The long UK experience suggests that not enough thought and effort has been expended by the judiciary on how robust IT systems are, and if the evidence they produce is sufficiently reliable.
Sometimes, life or death hangs on what comes out of a black box that might or might not work as advertised.
Last week, the developers of the encrypted messaging app Signal got lucky as a Cellebrite smartphone digital forensics kit "by truly unbelievable coincidence" fell off a truck.
Cellebrite is used not just by law enforcement around the world like NZ Police but also by repressive regimes seeking to track down opponents and journalists, to imprison and, disturbingly often to torture and kill them.
The Signal developers discovered that the Cellebrite contains ancient software that is full of bugs and vulnerabilities. It doesn't take much skill to run any code you want through exploiting the vulnerabilities. That could involve tampering with, or deleting the messages the authorities are after, or planting malware on police computers.
It's not just buggy software either: there could be subtle hardware bugs that mean software behaves one way on an older processor, but in another manner on newer gear. Yes, this has happened, the Intel "F00F" bug being a famous historic example.
For the accused, it's very hard to protest and gainsay evidence produced by computers. It involves expert knowledge and computer scientist witnesses who can review and understand large code bases to spot bugs and flawed algorithms.
Open source helps here, but it's a mission and a half to discredit computer-produced evidence that's hugely expensive and beyond what most people can do.
It doesn't mean, however, that we should give up and accept judges going "computer says no", Little Britain style, when people protest their innocence in court.
It is very hard, if not impossible, to fully test and prove the correctness and robustness of IT systems, which are becoming increasingly complex and interconnected. Things can and do go wrong in ways nobody foresaw, unfortunately.
As the case of the UK postmasters slowly grinds its way through the courts there is now growing awareness that in legal cases, assuming computers get it right is downright dangerous.

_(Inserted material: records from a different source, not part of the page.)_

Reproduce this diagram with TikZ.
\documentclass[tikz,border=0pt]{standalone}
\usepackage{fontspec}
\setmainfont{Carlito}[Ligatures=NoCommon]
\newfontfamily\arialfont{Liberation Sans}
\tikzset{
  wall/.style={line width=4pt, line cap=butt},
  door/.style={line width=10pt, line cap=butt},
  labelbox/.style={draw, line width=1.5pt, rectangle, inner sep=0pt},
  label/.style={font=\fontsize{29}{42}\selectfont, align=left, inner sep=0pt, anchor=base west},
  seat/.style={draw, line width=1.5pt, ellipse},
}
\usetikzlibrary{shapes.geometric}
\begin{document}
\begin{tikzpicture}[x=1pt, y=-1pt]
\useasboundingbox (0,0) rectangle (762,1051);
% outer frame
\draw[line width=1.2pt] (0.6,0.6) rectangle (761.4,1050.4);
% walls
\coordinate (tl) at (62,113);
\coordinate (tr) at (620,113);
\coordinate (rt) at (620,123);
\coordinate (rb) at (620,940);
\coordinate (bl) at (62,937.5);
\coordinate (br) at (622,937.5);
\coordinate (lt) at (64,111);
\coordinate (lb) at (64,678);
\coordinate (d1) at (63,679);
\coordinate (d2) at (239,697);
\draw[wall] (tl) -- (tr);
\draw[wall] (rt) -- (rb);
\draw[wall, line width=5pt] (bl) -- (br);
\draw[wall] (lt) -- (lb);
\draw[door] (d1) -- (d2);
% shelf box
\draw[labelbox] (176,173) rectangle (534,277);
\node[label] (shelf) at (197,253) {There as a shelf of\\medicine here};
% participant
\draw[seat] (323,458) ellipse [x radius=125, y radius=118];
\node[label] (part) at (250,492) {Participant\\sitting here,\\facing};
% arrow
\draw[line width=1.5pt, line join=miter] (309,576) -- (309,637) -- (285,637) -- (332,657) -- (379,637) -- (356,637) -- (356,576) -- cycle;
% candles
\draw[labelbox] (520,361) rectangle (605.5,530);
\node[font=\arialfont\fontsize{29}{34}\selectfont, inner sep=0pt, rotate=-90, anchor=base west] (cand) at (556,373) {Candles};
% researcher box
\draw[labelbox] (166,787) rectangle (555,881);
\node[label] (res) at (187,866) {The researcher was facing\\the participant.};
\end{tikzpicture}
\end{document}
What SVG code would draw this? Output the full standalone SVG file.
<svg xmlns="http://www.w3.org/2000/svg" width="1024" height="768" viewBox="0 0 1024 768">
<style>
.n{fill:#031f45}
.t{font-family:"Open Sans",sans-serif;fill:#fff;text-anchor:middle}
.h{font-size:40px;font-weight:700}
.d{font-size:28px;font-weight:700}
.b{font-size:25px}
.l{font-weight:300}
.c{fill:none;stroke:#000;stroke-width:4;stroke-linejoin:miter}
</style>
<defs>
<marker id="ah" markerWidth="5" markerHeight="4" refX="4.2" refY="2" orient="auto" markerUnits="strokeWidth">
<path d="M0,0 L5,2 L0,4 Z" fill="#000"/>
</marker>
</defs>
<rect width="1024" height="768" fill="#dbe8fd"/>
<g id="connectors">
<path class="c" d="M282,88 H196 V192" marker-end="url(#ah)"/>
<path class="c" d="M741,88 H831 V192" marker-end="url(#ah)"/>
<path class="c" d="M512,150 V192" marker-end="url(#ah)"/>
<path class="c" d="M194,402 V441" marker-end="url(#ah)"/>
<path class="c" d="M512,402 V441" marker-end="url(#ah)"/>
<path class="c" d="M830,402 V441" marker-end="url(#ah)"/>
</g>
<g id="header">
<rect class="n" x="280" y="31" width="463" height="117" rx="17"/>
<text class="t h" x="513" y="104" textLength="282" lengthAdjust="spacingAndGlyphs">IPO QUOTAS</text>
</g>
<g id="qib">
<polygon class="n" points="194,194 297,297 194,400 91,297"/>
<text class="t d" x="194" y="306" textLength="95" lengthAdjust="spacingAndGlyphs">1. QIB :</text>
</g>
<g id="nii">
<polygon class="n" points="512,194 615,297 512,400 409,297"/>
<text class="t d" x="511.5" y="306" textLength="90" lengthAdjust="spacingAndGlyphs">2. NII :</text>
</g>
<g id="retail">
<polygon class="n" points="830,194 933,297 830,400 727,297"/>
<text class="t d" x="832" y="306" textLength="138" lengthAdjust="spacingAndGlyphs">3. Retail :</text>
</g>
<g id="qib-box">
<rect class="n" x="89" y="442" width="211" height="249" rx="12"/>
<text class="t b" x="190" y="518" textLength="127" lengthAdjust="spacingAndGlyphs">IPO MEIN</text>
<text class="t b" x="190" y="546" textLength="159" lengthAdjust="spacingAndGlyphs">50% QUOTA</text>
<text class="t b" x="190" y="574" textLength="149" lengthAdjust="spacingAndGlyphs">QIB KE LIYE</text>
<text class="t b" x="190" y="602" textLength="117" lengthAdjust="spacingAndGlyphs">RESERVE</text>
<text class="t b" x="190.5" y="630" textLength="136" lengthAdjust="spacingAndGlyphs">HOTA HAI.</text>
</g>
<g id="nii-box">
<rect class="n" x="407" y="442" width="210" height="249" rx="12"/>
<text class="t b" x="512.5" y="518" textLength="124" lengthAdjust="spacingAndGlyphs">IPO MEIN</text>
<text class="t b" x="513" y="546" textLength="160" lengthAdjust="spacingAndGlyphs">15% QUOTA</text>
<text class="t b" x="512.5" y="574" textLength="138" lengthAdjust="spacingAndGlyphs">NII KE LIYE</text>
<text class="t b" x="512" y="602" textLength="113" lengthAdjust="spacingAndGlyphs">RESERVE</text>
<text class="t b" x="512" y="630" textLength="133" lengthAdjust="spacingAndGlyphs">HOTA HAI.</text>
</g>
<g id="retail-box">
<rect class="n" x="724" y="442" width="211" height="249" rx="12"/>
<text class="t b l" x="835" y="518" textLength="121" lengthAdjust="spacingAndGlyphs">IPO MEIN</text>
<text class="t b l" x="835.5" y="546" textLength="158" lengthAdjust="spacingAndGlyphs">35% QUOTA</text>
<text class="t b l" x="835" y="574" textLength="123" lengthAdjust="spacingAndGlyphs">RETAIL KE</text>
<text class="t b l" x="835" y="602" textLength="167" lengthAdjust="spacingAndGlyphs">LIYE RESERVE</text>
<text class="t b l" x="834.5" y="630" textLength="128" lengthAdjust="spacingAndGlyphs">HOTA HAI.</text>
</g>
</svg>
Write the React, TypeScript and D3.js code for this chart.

University of London's School of Advanced Study last year published a set of papers on the topic that our local legal beagles would do well to read and mull over if they haven't already.
Considering the enormous expense any legal procedure entails with ensuing lasting serious damage if our learned friends get it wrong in court, perhaps there need to be a direction that if judges and lawyers aren't computer savvy, they should be made to recuse themselves from IT-related cases?